Benda berukuran kecil itu ternyata dapat memperlihatkan karakter seseorang, terutama dalam bertindak menentukan keputusan. Pada saat menonton televisi dengan remot di genggaman, tentu akan membuat saya merasa berkuasa dan memegang kendali. Saya dapat dengan leluasa menggonta-ganti kanal siaran tanpa harus meminta izin. Begitu iklan maka seenaknya pula mengganti kanal tanpa memedulikan penonton lain. Selama remot masih dikuasai, di situ akan tertanam kesewenang-wenangan. Kira-kira begitu.
Terkadang, keusilan untuk mengusik seseorang pun juga dapat muncul bila remot sudah dalam genggaman. Keinginan untuk menonton televisi tidak ada, hanya saja suka mengganti kanal saat penonton lain sedang serius menyaksikan program yang ditayangkan. Mungkin saja sebagian pembaca ada yang berbuat seperti itu, dalam beberapa kesempatan saya pernah melakukannya.
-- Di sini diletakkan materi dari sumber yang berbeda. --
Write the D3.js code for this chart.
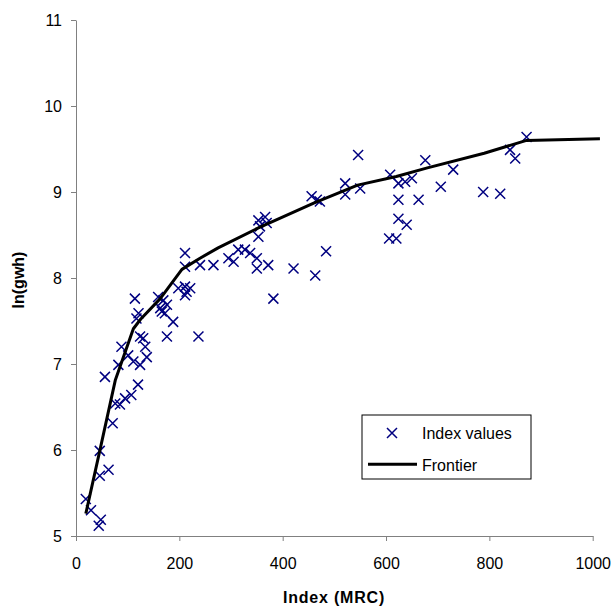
<!DOCTYPE html>
<html>
<head>
<meta charset="utf-8">
<script src="https://cdn.jsdelivr.net/npm/d3@7"></script>
<style>
  body { margin: 0; background: #fff; }
  svg { font-family: "Liberation Sans", Arial, sans-serif; }
  .axis path, .axis line { stroke: #808080; }
  .axis text { fill: #000; font-size: 16px; }
  .title { font-size: 16px; font-weight: bold; }
  .legend text { font-size: 16px; }
</style>
</head>
<body>
<svg id="canvas" width="616" height="608"></svg>
<script>
// index values (MRC) and ln(gwh)
const indexX = [19, 29, 48, 44, 46, 63, 46, 71,
  76, 85, 95, 107, 120, 56, 82, 88, 101, 111, 124, 130, 134, 137, 124,
  114, 121, 117, 159, 169, 163, 176, 166, 172, 188, 176, 237,
  198, 211, 221, 214, 211, 211, 211, 240, 266,
  295, 305, 314, 327, 337, 350, 350, 372, 353, 353, 366, 369, 356,
  421, 382, 463, 484,
  456, 466, 472, 521, 521, 550, 546,
  608, 624, 637, 650, 624, 663, 624, 640, 606, 620,
  676, 730, 706, 788, 821, 840, 850, 872];
const lnGwh = [5.43, 5.30, 5.19, 5.12, 5.70, 5.77, 5.99, 6.31,
  6.54, 6.53, 6.60, 6.64, 6.76, 6.85, 6.99, 7.20, 7.10, 7.03, 6.99, 7.30, 7.20, 7.08, 7.32,
  7.76, 7.59, 7.53, 7.78, 7.74, 7.65, 7.69, 7.61, 7.59, 7.49, 7.32, 7.32,
  7.88, 7.90, 7.88, 7.84, 7.80, 8.29, 8.13, 8.15, 8.15,
  8.23, 8.19, 8.33, 8.33, 8.29, 8.23, 8.11, 8.15, 8.48, 8.67, 8.71, 8.64, 8.60,
  8.11, 7.76, 8.03, 8.31,
  8.95, 8.91, 8.89, 9.10, 8.97, 9.04, 9.43,
  9.20, 9.10, 9.12, 9.16, 8.91, 8.91, 8.69, 8.62, 8.46, 8.46,
  9.37, 9.26, 9.06, 9.00, 8.98, 9.49, 9.39, 9.64];

// frontier
const frontierX = [19, 46, 76, 111, 125, 163, 205, 240, 275, 352, 460, 545, 620, 680, 790, 872, 1014];
const frontierY = [5.26, 5.99, 6.81, 7.41, 7.52, 7.76, 8.10, 8.23, 8.35, 8.58, 8.87, 9.08, 9.18, 9.28, 9.45, 9.60, 9.62];

const xTicks = [0, 200, 400, 600, 800, 1000];
const yTicks = [5, 6, 7, 8, 9, 10, 11];

const svg = d3.select("#canvas");

const x = d3.scaleLinear().domain([0, 1000]).range([76, 592.7]);
const y = d3.scaleLinear().domain([5, 11]).range([536, 20]);

svg.append("g").attr("class", "axis")
    .attr("transform", "translate(0,536)")
    .call(d3.axisBottom(x).tickValues(xTicks).tickFormat(d3.format("d"))
        .tickSize(5).tickSizeOuter(0).tickPadding(17));

svg.append("g").attr("class", "axis")
    .attr("transform", "translate(76,0)")
    .call(d3.axisLeft(y).tickValues(yTicks).tickFormat(d3.format("d"))
        .tickSize(5).tickSizeOuter(0).tickPadding(9));

const points = indexX.map((v, i) => ({x: v, y: lnGwh[i]}));
const frontier = frontierX.map((v, i) => ({x: v, y: frontierY[i]}));

// X markers
const s = 5;
const crossPath = `M${-s},${-s}L${s},${s}M${-s},${s}L${s},${-s}`;

svg.append("g").selectAll("path")
    .data(points)
    .enter().append("path")
    .attr("transform", d => `translate(${x(d.x)},${y(d.y)})`)
    .attr("d", crossPath)
    .attr("stroke", "#000080")
    .attr("stroke-width", 1.5)
    .attr("fill", "none");

svg.append("path")
    .datum(frontier)
    .attr("fill", "none")
    .attr("stroke", "#000")
    .attr("stroke-width", 3)
    .attr("stroke-linejoin", "round")
    .attr("d", d3.line().x(d => x(d.x)).y(d => y(d.y)));

// axis titles
svg.append("text").attr("class", "title")
    .attr("x", 334).attr("y", 603)
    .attr("text-anchor", "middle")
    .attr("letter-spacing", "0.8px")
    .text("Index (MRC)");

svg.append("text").attr("class", "title")
    .attr("transform", "translate(18,280) rotate(-90)")
    .attr("text-anchor", "middle")
    .attr("dy", "0.35em")
    .text("ln(gwh)");

// legend
const legend = svg.append("g").attr("class", "legend");
legend.append("rect")
    .attr("x", 362).attr("y", 415).attr("width", 169).attr("height", 64)
    .attr("fill", "#fff").attr("stroke", "#000").attr("stroke-width", 1);
legend.append("path")
    .attr("transform", "translate(392,433)")
    .attr("d", crossPath)
    .attr("stroke", "#000080").attr("stroke-width", 1.5).attr("fill", "none");
legend.append("text").attr("x", 422).attr("y", 439).text("Index values");
legend.append("line")
    .attr("x1", 368).attr("x2", 417).attr("y1", 464.3).attr("y2", 464.3)
    .attr("stroke", "#000").attr("stroke-width", 3);
legend.append("text").attr("x", 422).attr("y", 471).text("Frontier");
</script>
</body>
</html>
Hal itu bukan perbuatan yang patut untuk ditiru. Bukan tidak mungkin, kelakuan serupa demikian dapat menimbulkan pertikaian. Bukan main efeknya, dapat merusak hubungan persaudaraan. Yang jelas, perangai seperti itu dapat berisiko merusak remot seperti terlepasnya tombol karena sering ditekan.
Dari remot televisi pula sikap peduli terhadap lingkungan sekitar dapat dideteksi. Kita tentu menyadari bahwa sebagai manusia tidak terlepas dari kesalahan dan kekilafan. Berbagai macam rutinitas yang dilakukan tentu juga ada yang menimbulkan pertikaian dan sudah seharusnya pula kita saling memaafkan. Dalam hal kecil, di lingkungan keluarga misalnya, saat menonton televisi saja terkadang di antara kita masih berselisih paham mengenai kanal siaran yang akan dipilih.
Jauh lebih filosofis dari itu, remot televisi telah ‘mengetuk’ pintu hati saya akan pentingnya menjaga hubungan persaudaraan antarsesama manusia. Dengan menjalin komunikasi yang baik dan saling memahami, setidaknya akan mempermudah jalan untuk menjalin hubungan yang harmonis. Tidak ada salahnya pula di momen menyambut Hari Raya Idulfitri ini kita saling memaafkan dan memahami sesama untuk mempererat tali silaturahmi. Semoga.